HHJ Kloss noted the Husband had been enjoying himself on the ski slopes of Austria immediately prior to the FDR, returning only in the late afternoon the day prior. The Learned Judge accepted that this rather casual approach told of the Husband’s sincere and subjective viewpoint, the Husband himself “did not foresee any real impact of the Covid 19 pandemic upon himself or his business”. However, this also indicated the Husband “was not closely following the unfolding crisis”. 

The Judge gave the second part of the question careful consideration. The Judge put himself “in the Husband’s shoes” and asked what the Husband objectively should have foreseen at FDR. The Judge referred to a chronology of how the Covid-19 pandemic unfolded including when various lockdowns were imposed and financial assistance packages announced.  

He found the risk to the Company was reasonably foreseeable for someone like the Husband, who was an experienced businessman carrying out international transactions. The Husband was a sophisticated operator, already familiar with business risks like currency fluctuations and the general move towards paperless offices.  

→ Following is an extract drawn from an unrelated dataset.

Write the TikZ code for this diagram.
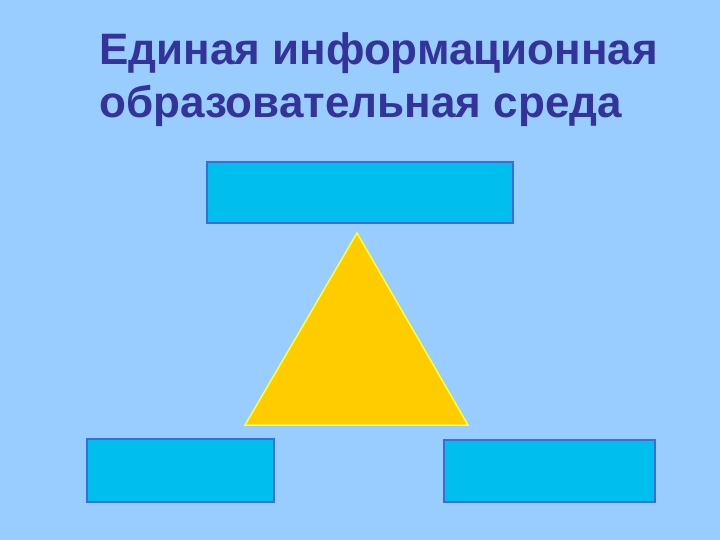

HHJ Kloss gave additional reasons why the Husband’s application would fail, even in the event the court’s conclusion as to foreseeability was wrong. 

Whilst the Covid-19 pandemic could be likened to a war, “with tentacles spreading across the world” and could, therefore, be a qualifying event in accordance with the first Barder criteria, it was not, in the context of this case, a Barder event

In addition, the court could not rely on the Husband’s “doomsday predictions” as to predicted performance of the family business. This was particularly when compared against the late disclosure of documents he presented to his bank, produced only during the trial, which suggested there was greater liquidity and greater confidence in the anticipated performance of the family business than the Husband was willing to initially concede.  

HHJ Kloss reiterated that to grant a set aside application was an exercise of the court’s discretion. Regard may be had to ‘other factors’ in declining to exercise its discretion and there were several factors here. The Husband chose to assume control of the riskier assets under the terms of settlement and “it is axiomatic that if a party chooses pressure and risk, it is a very steep hill to climb to avoid the downside of that risk”. 

Moreover there were sound public policy reasons to preserve the finality of litigation. Notably, for the Husband’s present application alone the parties had together expended £113,032. 

HW is another authority in a long line of case law where a party has unsuccessfully argued a final order should be set aside owing to a ‘Barder event’

It is therefore a recent illustration of a classic proposition: a true Barder event is highly fact specific and remains exceptional.    

The full judgment is here : HW & WW (Covid 19 pandemic : set aside a financial remedy consent order?) [2021] EWFC B20 (26 November 2021).